Here, we are given that the diagonal is of length $d = 16cm$ therefore AO $ = \dfrac{d}{2} = 8cm$ . Now by using the vector resolving method, we can find the length of perpendicular from any side of the rectangular wire to the considered point O.

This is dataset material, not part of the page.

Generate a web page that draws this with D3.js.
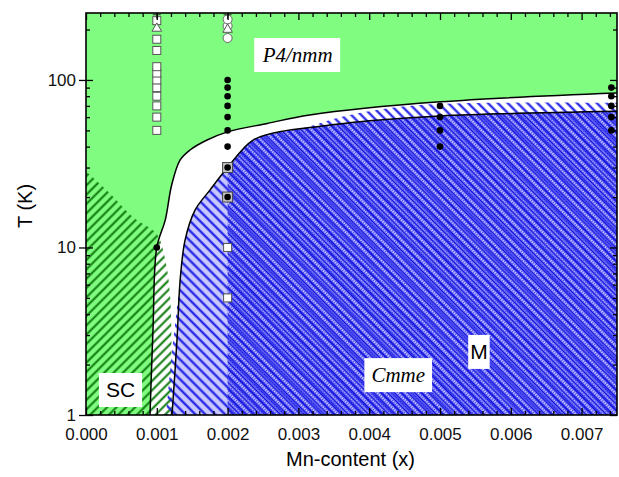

Length of perpendicular from side AB of the wire to the point O $ = \dfrac{d}{2}\cos (\dfrac{\pi }{2} - \dfrac{\varphi }{2}) = \dfrac{d}{2}\sin \dfrac{\varphi }{2}$ $(\cos (90 - \theta ) = \sin \theta )$

Length of perpendicular from side DA of the wire to the point O $ = \dfrac{d}{2}\sin (\dfrac{\pi }{2} - \dfrac{\varphi }{2}) = \dfrac{d}{2}\cos \dfrac{\varphi }{2}$ $(\sin (90 - \theta ) = \cos \theta )$

Hence, the magnetic induction at the centre of the rectangular wire due to side AB will be ${B_{AB}} = \dfrac{{{\mu _0}}}{{4\pi }} \times \dfrac{i}{{\dfrac{d}{2} \times \sin \dfrac{\varphi }{2}}} \times (\sin (\dfrac{\pi }{2} - \dfrac{\varphi }{2}) + \sin (\dfrac{\pi }{2} - \dfrac{\varphi }{2}))$

On simplifying, ${B_{AB}} = \dfrac{{{\mu _0}}}{{4\pi }} \times \dfrac{i}{{\dfrac{d}{2} \times \sin \dfrac{\varphi }{2}}} \times (\cos \dfrac{\varphi }{2} + \cos \dfrac{\varphi }{2})$

The magnetic induction at the centre of the rectangle due to side CD will be equal to magnetic induction at the centre due to side AB. Hence,

${B_{AB}} = {B_{CD}} = \dfrac{{{\mu _0}}}{{4\pi }} \times \dfrac{i}{{\dfrac{d}{2} \times \sin \dfrac{\varphi }{2}}} \times 2\cos \dfrac{\varphi }{2}$

The magnetic induction at the centre of the rectangular wire due to side BC will be ${B_{BC}} = \dfrac{{{\mu _0}}}{{4\pi }} \times \dfrac{i}{{\dfrac{d}{2} \times \cos \dfrac{\varphi }{2}}} \times (\sin \dfrac{\varphi }{2} + \sin \dfrac{\varphi }{2})$

The magnetic induction at the centre of the rectangle due to side DA will be equal to magnetic induction at the centre due to side BC. Hence,

${B_{BC}} = {B_{DA}} = \dfrac{{{\mu _0}}}{{4\pi }} \times \dfrac{i}{{\dfrac{d}{2} \times \cos \dfrac{\varphi }{2}}} \times 2\sin \dfrac{\varphi }{2}$

The net magnetic induction at point O due to the rectangular wire will be $ = {B_1} + {B_2} + {B_3} + {B_4}$

$ = 2 \times [\dfrac{{{\mu _0}}}{{4\pi }} \times \dfrac{i}{{\dfrac{d}{2} \times \sin \dfrac{\varphi }{2}}} \times (\cos \frac{\varphi }{2} + \cos \frac{\varphi }{2})] + 2 \times [\frac{{{\mu _ 0}}}{{4\pi }} \times \frac{y}{{\frac{d}{2} \times \cos \dfrac{\varphi }{2}}} \times (\sin \dfrac{\varphi }{2} + \sin \frac{\varphi }{2})]$

$ = 2 \times 2 \times \dfrac{{{\mu _0}}}{{4\pi }} \times \dfrac{i}{{d/2}} \times [\dfrac{{\cos \dfrac{\varphi }{2}}}{{\sin \dfrac{\varphi }{2}}} + \dfrac{{\sin \dfrac{\varphi }{2}}}{{\cos \dfrac{\varphi }{2}}}]$

$ = \dfrac{{4{\mu _0}i}}{{\pi d\sin \varphi }} = 0.10mT$

**Therefore, the magnetic induction at the centre of a rectangular wire frame $ = 0.10mT$**

**Note:**The perpendicular distance from the centre O to side AB will not be equal to the perpendicular distance from centre O to side BC because the angles subtended by the perpendicular and the line joining the end point of the wire to the point O are different.